**PROBLEM REQUIREMENTS**:
The records below must be written out exactly, with every picture left behind.

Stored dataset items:
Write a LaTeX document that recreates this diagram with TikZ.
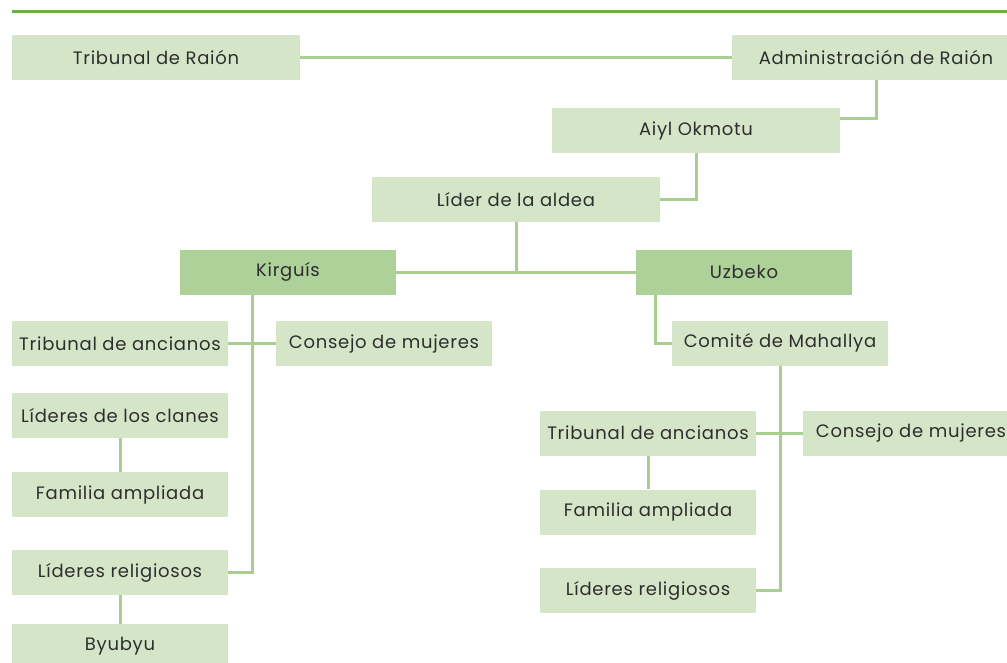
\documentclass[tikz,border=0pt]{standalone}
\usepackage{fontspec}
\setmainfont[LetterSpace=4]{Poppins}
\definecolor{boxlight}{HTML}{D5E6C8}
\definecolor{boxdark}{HTML}{AED19A}
\definecolor{conn}{HTML}{A9CF90}
\definecolor{rule}{HTML}{6AB04C}
\definecolor{txt}{HTML}{2E2E2E}
\tikzset{
  lbox/.style={fill=boxlight, draw=none, minimum height=45pt, inner sep=0pt, text=txt, font=\fontsize{18}{20}\selectfont},
  wide/.style={minimum width=288pt},
  narrow/.style={minimum width=216pt},
  dbox/.style={lbox, fill=boxdark},
  link/.style={draw=conn, line width=3pt},
}
\begin{document}
\begin{tikzpicture}[x=1pt,y=-1pt]
\useasboundingbox (0,0) rectangle (1007,662);
\draw[rule, line width=3pt] (12,11) -- (1007,11);
\node[lbox,wide] (trib) at (156,57) {Tribunal de Raión};
\node[lbox,wide] (admin) at (876,57) {Administración de Raión};
\node[lbox,wide] (aiyl) at (696,130.5) {Aiyl Okmotu};
\node[lbox,wide] (lider) at (516,199.5) {Líder de la aldea};
\node[dbox,narrow] (kir) at (288,272) {Kirguís};
\node[dbox,narrow] (uzb) at (744,272) {Uzbeko};
\node[lbox,narrow] (ta1) at (120,343.5) {Tribunal de ancianos};
\node[lbox,narrow] (cm1) at (384,343.5) {Consejo de mujeres};
\node[lbox,narrow] (cl) at (120,415.5) {Líderes de los clanes};
\node[lbox,narrow] (fa1) at (120,494.5) {Familia ampliada};
\node[lbox,narrow] (lr1) at (120,572.5) {Líderes religiosos};
\node[lbox,narrow] (by) at (120,646.5) {Byubyu};
\node[lbox,narrow] (com) at (780,343) {Comité de Mahallya};
\node[lbox,narrow] (ta2) at (648,433) {Tribunal de ancianos};
\node[lbox,narrow] (cm2) at (911,433) {Consejo de mujeres};
\node[lbox,narrow] (fa2) at (648,512) {Familia ampliada};
\node[lbox,narrow] (lr2) at (648,590.5) {Líderes religiosos};
\coordinate (y118) at (0,118);
\coordinate (kx) at (252,0);
\coordinate (ux) at (655,0);
\draw[link] (trib.east) -- (admin.west);
\draw[link] (admin.south) |- (aiyl.east |- y118);
\draw[link] (aiyl.south) |- (lider.east);
\draw[link] (lider.south) -- (lider.south |- kir.east);
\draw[link] (kir.east) -- (uzb.west);
\draw[link] (kir.south -| kx) |- (lr1.east);
\draw[link] (ta1.east) -- (cm1.west);
\draw[link] (cl.south) -- (fa1.north);
\draw[link] (lr1.south) -- (by.north);
\draw[link] (uzb.south -| ux) |- (com.west);
\draw[link] (com.south) |- (lr2.east);
\draw[link] (ta2.east) -- (cm2.west);
\draw[link] (ta2.south) -- (fa2.north);
\end{tikzpicture}
\end{document}
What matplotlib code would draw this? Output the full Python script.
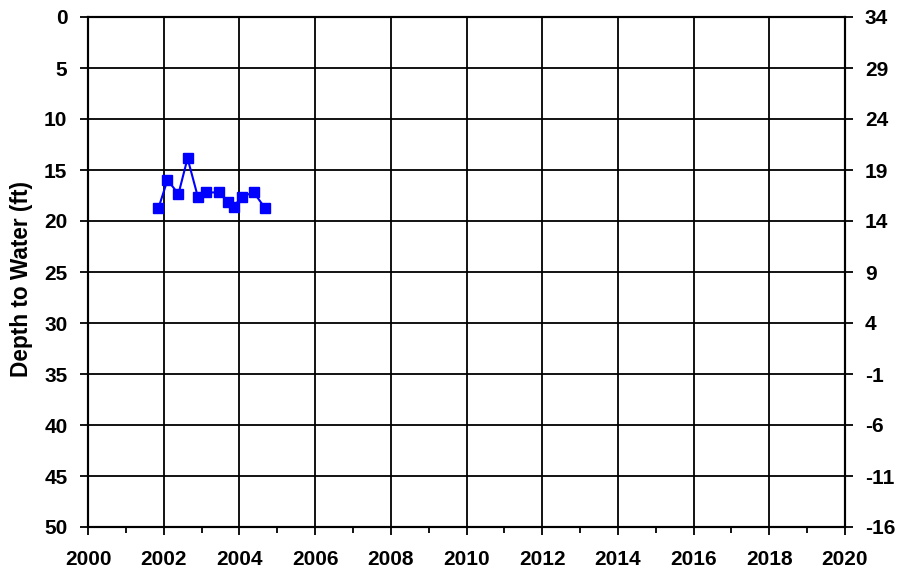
import matplotlib
matplotlib.use("Agg")
import matplotlib.pyplot as plt
from matplotlib.ticker import MultipleLocator

plt.rcParams['font.family'] = ['Liberation Sans', 'DejaVu Sans']
plt.rcParams['font.weight'] = 'bold'
plt.rcParams['axes.unicode_minus'] = False

years = [2001.86, 2002.10, 2002.39, 2002.63, 2002.90, 2003.12, 2003.47,
         2003.69, 2003.85, 2004.07, 2004.38, 2004.68]
depth = [18.75, 15.98, 17.35, 13.85, 17.6, 17.2, 17.2, 18.1, 18.6, 17.6, 17.2, 18.75]
x_ticks = list(range(2000, 2021, 2))
left_ticks = list(range(0, 51, 5))
right_ticks = list(range(34, -17, -5))

FS = 15
fig = plt.figure(figsize=(9.07, 5.74), dpi=100)
ax = fig.add_axes([88/907, 1-527/574, (845-88)/907, (527-17)/574])
ax.plot(years, depth, color='#0000FF', lw=1.5, marker='s', markersize=7.5, zorder=3)
ax.set_xlim(2000, 2020)
ax.set_ylim(50, 0)
ax.set_xticks(x_ticks)
ax.set_xticklabels([str(t) for t in x_ticks], fontweight='bold', fontsize=FS)
ax.xaxis.set_minor_locator(MultipleLocator(1))
ax.set_yticks(left_ticks)
ax.set_yticklabels([str(t) for t in left_ticks], fontweight='bold', fontsize=FS)
ax.grid(True, which='major', color='black', lw=1.3)
for s in ax.spines.values():
    s.set_linewidth(1.5)
ax.tick_params(axis='both', which='both', direction='out', width=1.3)
ax.tick_params(axis='both', which='major', length=5.8)
ax.tick_params(axis='x', which='minor', length=4.5)
ax.tick_params(axis='y', pad=9)
ax.tick_params(axis='x', pad=11)
ax.set_ylabel('Depth to Water (ft)', fontsize=16.3, fontweight='bold')
ax.yaxis.set_label_coords(-0.0723, 0.487)

ax2 = ax.twinx()
ax2.set_ylim(-16, 34)
ax2.set_yticks(right_ticks)
ax2.set_yticklabels([str(t) for t in right_ticks], fontweight='bold', fontsize=FS)
ax2.tick_params(axis='y', direction='out', width=1.3, length=5.8, pad=8.5)
for s in ax2.spines.values():
    s.set_linewidth(1.5)

fig.savefig('out.png', dpi=100)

**EXPECTED ANSWER**:
Write a LaTeX document that recreates this diagram with TikZ.
\documentclass[tikz,border=0pt]{standalone}
\usepackage{fontspec}
\setmainfont[LetterSpace=4]{Poppins}
\definecolor{boxlight}{HTML}{D5E6C8}
\definecolor{boxdark}{HTML}{AED19A}
\definecolor{conn}{HTML}{A9CF90}
\definecolor{rule}{HTML}{6AB04C}
\definecolor{txt}{HTML}{2E2E2E}
\tikzset{
  lbox/.style={fill=boxlight, draw=none, minimum height=45pt, inner sep=0pt, text=txt, font=\fontsize{18}{20}\selectfont},
  wide/.style={minimum width=288pt},
  narrow/.style={minimum width=216pt},
  dbox/.style={lbox, fill=boxdark},
  link/.style={draw=conn, line width=3pt},
}
\begin{document}
\begin{tikzpicture}[x=1pt,y=-1pt]
\useasboundingbox (0,0) rectangle (1007,662);
\draw[rule, line width=3pt] (12,11) -- (1007,11);
\node[lbox,wide] (trib) at (156,57) {Tribunal de Raión};
\node[lbox,wide] (admin) at (876,57) {Administración de Raión};
\node[lbox,wide] (aiyl) at (696,130.5) {Aiyl Okmotu};
\node[lbox,wide] (lider) at (516,199.5) {Líder de la aldea};
\node[dbox,narrow] (kir) at (288,272) {Kirguís};
\node[dbox,narrow] (uzb) at (744,272) {Uzbeko};
\node[lbox,narrow] (ta1) at (120,343.5) {Tribunal de ancianos};
\node[lbox,narrow] (cm1) at (384,343.5) {Consejo de mujeres};
\node[lbox,narrow] (cl) at (120,415.5) {Líderes de los clanes};
\node[lbox,narrow] (fa1) at (120,494.5) {Familia ampliada};
\node[lbox,narrow] (lr1) at (120,572.5) {Líderes religiosos};
\node[lbox,narrow] (by) at (120,646.5) {Byubyu};
\node[lbox,narrow] (com) at (780,343) {Comité de Mahallya};
\node[lbox,narrow] (ta2) at (648,433) {Tribunal de ancianos};
\node[lbox,narrow] (cm2) at (911,433) {Consejo de mujeres};
\node[lbox,narrow] (fa2) at (648,512) {Familia ampliada};
\node[lbox,narrow] (lr2) at (648,590.5) {Líderes religiosos};
\coordinate (y118) at (0,118);
\coordinate (kx) at (252,0);
\coordinate (ux) at (655,0);
\draw[link] (trib.east) -- (admin.west);
\draw[link] (admin.south) |- (aiyl.east |- y118);
\draw[link] (aiyl.south) |- (lider.east);
\draw[link] (lider.south) -- (lider.south |- kir.east);
\draw[link] (kir.east) -- (uzb.west);
\draw[link] (kir.south -| kx) |- (lr1.east);
\draw[link] (ta1.east) -- (cm1.west);
\draw[link] (cl.south) -- (fa1.north);
\draw[link] (lr1.south) -- (by.north);
\draw[link] (uzb.south -| ux) |- (com.west);
\draw[link] (com.south) |- (lr2.east);
\draw[link] (ta2.east) -- (cm2.west);
\draw[link] (ta2.south) -- (fa2.north);
\end{tikzpicture}
\end{document}
What matplotlib code would draw this? Output the full Python script.
import matplotlib
matplotlib.use("Agg")
import matplotlib.pyplot as plt
from matplotlib.ticker import MultipleLocator

plt.rcParams['font.family'] = ['Liberation Sans', 'DejaVu Sans']
plt.rcParams['font.weight'] = 'bold'
plt.rcParams['axes.unicode_minus'] = False

years = [2001.86, 2002.10, 2002.39, 2002.63, 2002.90, 2003.12, 2003.47,
         2003.69, 2003.85, 2004.07, 2004.38, 2004.68]
depth = [18.75, 15.98, 17.35, 13.85, 17.6, 17.2, 17.2, 18.1, 18.6, 17.6, 17.2, 18.75]
x_ticks = list(range(2000, 2021, 2))
left_ticks = list(range(0, 51, 5))
right_ticks = list(range(34, -17, -5))

FS = 15
fig = plt.figure(figsize=(9.07, 5.74), dpi=100)
ax = fig.add_axes([88/907, 1-527/574, (845-88)/907, (527-17)/574])
ax.plot(years, depth, color='#0000FF', lw=1.5, marker='s', markersize=7.5, zorder=3)
ax.set_xlim(2000, 2020)
ax.set_ylim(50, 0)
ax.set_xticks(x_ticks)
ax.set_xticklabels([str(t) for t in x_ticks], fontweight='bold', fontsize=FS)
ax.xaxis.set_minor_locator(MultipleLocator(1))
ax.set_yticks(left_ticks)
ax.set_yticklabels([str(t) for t in left_ticks], fontweight='bold', fontsize=FS)
ax.grid(True, which='major', color='black', lw=1.3)
for s in ax.spines.values():
    s.set_linewidth(1.5)
ax.tick_params(axis='both', which='both', direction='out', width=1.3)
ax.tick_params(axis='both', which='major', length=5.8)
ax.tick_params(axis='x', which='minor', length=4.5)
ax.tick_params(axis='y', pad=9)
ax.tick_params(axis='x', pad=11)
ax.set_ylabel('Depth to Water (ft)', fontsize=16.3, fontweight='bold')
ax.yaxis.set_label_coords(-0.0723, 0.487)

ax2 = ax.twinx()
ax2.set_ylim(-16, 34)
ax2.set_yticks(right_ticks)
ax2.set_yticklabels([str(t) for t in right_ticks], fontweight='bold', fontsize=FS)
ax2.tick_params(axis='y', direction='out', width=1.3, length=5.8, pad=8.5)
for s in ax2.spines.values():
    s.set_linewidth(1.5)

fig.savefig('out.png', dpi=100)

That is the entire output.